* [What the task requires]
Leave out the pictures and set down exactly the lines from the start of the listing through the one with "0.43, 0.68, 0.50, 0.44, 0.50]", both included.

* [Source material]
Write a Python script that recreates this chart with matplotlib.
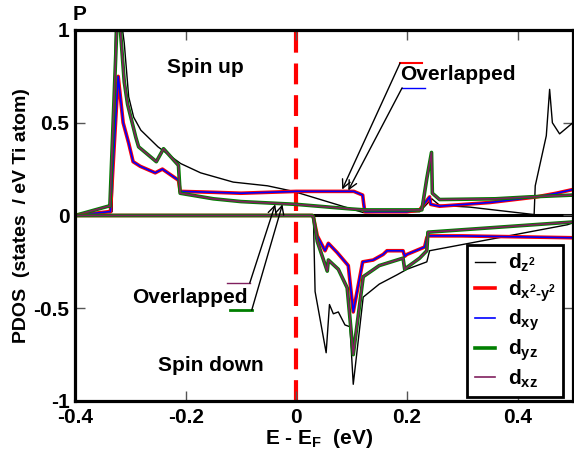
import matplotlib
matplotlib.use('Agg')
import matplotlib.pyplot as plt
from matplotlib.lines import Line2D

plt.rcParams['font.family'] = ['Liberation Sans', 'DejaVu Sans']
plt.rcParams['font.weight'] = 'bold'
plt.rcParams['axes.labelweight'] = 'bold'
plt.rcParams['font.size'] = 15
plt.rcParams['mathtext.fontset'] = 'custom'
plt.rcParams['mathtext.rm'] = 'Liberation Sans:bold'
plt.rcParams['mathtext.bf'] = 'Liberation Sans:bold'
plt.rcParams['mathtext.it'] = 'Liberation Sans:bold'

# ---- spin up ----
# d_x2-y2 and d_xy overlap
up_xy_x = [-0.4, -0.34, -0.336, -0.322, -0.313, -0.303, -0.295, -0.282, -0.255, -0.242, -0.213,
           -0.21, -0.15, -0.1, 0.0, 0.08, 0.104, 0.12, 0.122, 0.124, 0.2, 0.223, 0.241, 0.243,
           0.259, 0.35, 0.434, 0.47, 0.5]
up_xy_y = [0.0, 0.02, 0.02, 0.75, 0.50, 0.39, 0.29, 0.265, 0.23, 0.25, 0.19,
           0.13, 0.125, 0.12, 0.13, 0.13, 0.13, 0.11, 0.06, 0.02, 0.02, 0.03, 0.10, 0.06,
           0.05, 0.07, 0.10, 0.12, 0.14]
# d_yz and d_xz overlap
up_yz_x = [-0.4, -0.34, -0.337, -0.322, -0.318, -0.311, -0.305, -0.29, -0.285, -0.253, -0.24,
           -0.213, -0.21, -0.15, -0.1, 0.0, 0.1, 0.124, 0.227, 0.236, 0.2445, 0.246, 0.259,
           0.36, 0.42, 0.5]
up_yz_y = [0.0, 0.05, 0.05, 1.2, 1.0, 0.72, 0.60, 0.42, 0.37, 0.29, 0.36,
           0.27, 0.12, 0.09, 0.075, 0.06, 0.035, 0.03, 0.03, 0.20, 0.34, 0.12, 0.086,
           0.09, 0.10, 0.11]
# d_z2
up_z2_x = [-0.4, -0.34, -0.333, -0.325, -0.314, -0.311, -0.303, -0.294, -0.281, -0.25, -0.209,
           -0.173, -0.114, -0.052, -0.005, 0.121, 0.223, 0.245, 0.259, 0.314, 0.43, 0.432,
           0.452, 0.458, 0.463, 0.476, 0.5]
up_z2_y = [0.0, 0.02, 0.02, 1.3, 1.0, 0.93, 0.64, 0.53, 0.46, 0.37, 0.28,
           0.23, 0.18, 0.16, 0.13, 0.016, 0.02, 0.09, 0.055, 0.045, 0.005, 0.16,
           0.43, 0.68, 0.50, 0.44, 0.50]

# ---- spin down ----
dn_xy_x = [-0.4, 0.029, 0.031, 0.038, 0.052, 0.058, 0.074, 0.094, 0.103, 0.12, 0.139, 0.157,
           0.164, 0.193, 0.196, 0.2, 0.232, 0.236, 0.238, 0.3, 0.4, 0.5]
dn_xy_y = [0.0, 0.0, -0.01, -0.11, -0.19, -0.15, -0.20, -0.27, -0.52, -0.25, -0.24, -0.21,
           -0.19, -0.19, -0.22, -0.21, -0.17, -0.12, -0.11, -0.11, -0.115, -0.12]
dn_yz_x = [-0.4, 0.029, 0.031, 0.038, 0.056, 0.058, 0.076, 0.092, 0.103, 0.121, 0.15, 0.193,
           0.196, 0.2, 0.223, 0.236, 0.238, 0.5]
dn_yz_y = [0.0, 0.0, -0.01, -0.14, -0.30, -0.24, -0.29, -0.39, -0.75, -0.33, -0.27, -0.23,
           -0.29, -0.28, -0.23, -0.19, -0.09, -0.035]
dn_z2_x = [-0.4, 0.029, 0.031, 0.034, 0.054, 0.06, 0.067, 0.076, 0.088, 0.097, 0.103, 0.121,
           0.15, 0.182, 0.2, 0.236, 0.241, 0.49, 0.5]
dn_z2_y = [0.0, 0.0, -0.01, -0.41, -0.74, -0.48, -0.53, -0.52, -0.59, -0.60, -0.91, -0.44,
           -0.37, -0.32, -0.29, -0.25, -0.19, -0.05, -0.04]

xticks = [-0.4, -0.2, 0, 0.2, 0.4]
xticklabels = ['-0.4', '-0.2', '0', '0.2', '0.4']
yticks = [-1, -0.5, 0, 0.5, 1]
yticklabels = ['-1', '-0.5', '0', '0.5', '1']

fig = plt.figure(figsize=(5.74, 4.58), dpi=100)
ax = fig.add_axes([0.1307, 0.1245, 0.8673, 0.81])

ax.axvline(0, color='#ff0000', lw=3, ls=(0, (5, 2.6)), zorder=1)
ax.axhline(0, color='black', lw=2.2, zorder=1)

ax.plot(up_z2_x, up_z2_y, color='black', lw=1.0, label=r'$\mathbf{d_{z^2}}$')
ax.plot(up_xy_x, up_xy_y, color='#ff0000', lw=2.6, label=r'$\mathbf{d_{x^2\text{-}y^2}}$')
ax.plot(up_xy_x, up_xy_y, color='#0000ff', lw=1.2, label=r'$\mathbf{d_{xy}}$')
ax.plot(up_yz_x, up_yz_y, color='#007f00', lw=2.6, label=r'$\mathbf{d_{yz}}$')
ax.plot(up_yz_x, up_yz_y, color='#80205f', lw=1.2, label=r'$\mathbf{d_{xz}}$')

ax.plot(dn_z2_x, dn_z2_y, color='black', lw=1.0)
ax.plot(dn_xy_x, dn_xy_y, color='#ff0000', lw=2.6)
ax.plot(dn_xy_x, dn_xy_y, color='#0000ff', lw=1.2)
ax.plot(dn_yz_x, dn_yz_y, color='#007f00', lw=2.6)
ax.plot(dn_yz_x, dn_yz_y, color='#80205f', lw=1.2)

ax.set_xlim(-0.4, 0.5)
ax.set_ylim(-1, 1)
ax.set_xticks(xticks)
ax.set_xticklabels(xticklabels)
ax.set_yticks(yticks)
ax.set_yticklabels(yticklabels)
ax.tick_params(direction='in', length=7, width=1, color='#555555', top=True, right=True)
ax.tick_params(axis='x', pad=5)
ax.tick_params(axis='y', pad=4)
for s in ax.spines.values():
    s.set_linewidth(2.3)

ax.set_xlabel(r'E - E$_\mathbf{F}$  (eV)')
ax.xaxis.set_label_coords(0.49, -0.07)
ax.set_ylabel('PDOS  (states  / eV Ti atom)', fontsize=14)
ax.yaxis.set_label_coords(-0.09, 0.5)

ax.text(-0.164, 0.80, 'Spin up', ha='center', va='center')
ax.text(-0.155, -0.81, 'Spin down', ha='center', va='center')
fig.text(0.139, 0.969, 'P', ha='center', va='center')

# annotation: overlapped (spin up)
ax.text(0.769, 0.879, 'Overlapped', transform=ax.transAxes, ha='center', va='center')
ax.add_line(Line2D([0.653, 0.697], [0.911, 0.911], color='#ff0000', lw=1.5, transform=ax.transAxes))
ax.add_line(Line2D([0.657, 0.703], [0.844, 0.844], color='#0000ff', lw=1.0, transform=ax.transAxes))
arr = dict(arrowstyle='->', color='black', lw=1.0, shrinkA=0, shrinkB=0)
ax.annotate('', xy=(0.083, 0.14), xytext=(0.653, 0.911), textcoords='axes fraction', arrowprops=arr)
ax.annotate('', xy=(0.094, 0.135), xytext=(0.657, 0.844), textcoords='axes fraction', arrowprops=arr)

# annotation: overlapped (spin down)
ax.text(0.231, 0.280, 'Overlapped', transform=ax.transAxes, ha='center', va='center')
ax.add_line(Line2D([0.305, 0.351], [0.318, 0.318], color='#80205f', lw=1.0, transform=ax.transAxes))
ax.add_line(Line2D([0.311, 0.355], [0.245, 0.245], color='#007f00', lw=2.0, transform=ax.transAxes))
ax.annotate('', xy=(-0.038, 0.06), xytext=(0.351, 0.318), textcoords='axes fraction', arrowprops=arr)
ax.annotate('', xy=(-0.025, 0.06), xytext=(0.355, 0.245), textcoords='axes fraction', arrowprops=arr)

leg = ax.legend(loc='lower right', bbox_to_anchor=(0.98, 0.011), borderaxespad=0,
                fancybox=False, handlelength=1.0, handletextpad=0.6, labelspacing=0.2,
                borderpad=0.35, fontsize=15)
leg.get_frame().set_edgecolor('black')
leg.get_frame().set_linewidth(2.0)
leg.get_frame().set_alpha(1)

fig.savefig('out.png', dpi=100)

* [Reply]
Write a Python script that recreates this chart with matplotlib.
import matplotlib
matplotlib.use('Agg')
import matplotlib.pyplot as plt
from matplotlib.lines import Line2D

plt.rcParams['font.family'] = ['Liberation Sans', 'DejaVu Sans']
plt.rcParams['font.weight'] = 'bold'
plt.rcParams['axes.labelweight'] = 'bold'
plt.rcParams['font.size'] = 15
plt.rcParams['mathtext.fontset'] = 'custom'
plt.rcParams['mathtext.rm'] = 'Liberation Sans:bold'
plt.rcParams['mathtext.bf'] = 'Liberation Sans:bold'
plt.rcParams['mathtext.it'] = 'Liberation Sans:bold'

# ---- spin up ----
# d_x2-y2 and d_xy overlap
up_xy_x = [-0.4, -0.34, -0.336, -0.322, -0.313, -0.303, -0.295, -0.282, -0.255, -0.242, -0.213,
           -0.21, -0.15, -0.1, 0.0, 0.08, 0.104, 0.12, 0.122, 0.124, 0.2, 0.223, 0.241, 0.243,
           0.259, 0.35, 0.434, 0.47, 0.5]
up_xy_y = [0.0, 0.02, 0.02, 0.75, 0.50, 0.39, 0.29, 0.265, 0.23, 0.25, 0.19,
           0.13, 0.125, 0.12, 0.13, 0.13, 0.13, 0.11, 0.06, 0.02, 0.02, 0.03, 0.10, 0.06,
           0.05, 0.07, 0.10, 0.12, 0.14]
# d_yz and d_xz overlap
up_yz_x = [-0.4, -0.34, -0.337, -0.322, -0.318, -0.311, -0.305, -0.29, -0.285, -0.253, -0.24,
           -0.213, -0.21, -0.15, -0.1, 0.0, 0.1, 0.124, 0.227, 0.236, 0.2445, 0.246, 0.259,
           0.36, 0.42, 0.5]
up_yz_y = [0.0, 0.05, 0.05, 1.2, 1.0, 0.72, 0.60, 0.42, 0.37, 0.29, 0.36,
           0.27, 0.12, 0.09, 0.075, 0.06, 0.035, 0.03, 0.03, 0.20, 0.34, 0.12, 0.086,
           0.09, 0.10, 0.11]
# d_z2
up_z2_x = [-0.4, -0.34, -0.333, -0.325, -0.314, -0.311, -0.303, -0.294, -0.281, -0.25, -0.209,
           -0.173, -0.114, -0.052, -0.005, 0.121, 0.223, 0.245, 0.259, 0.314, 0.43, 0.432,
           0.452, 0.458, 0.463, 0.476, 0.5]
up_z2_y = [0.0, 0.02, 0.02, 1.3, 1.0, 0.93, 0.64, 0.53, 0.46, 0.37, 0.28,
           0.23, 0.18, 0.16, 0.13, 0.016, 0.02, 0.09, 0.055, 0.045, 0.005, 0.16,
           0.43, 0.68, 0.50, 0.44, 0.50]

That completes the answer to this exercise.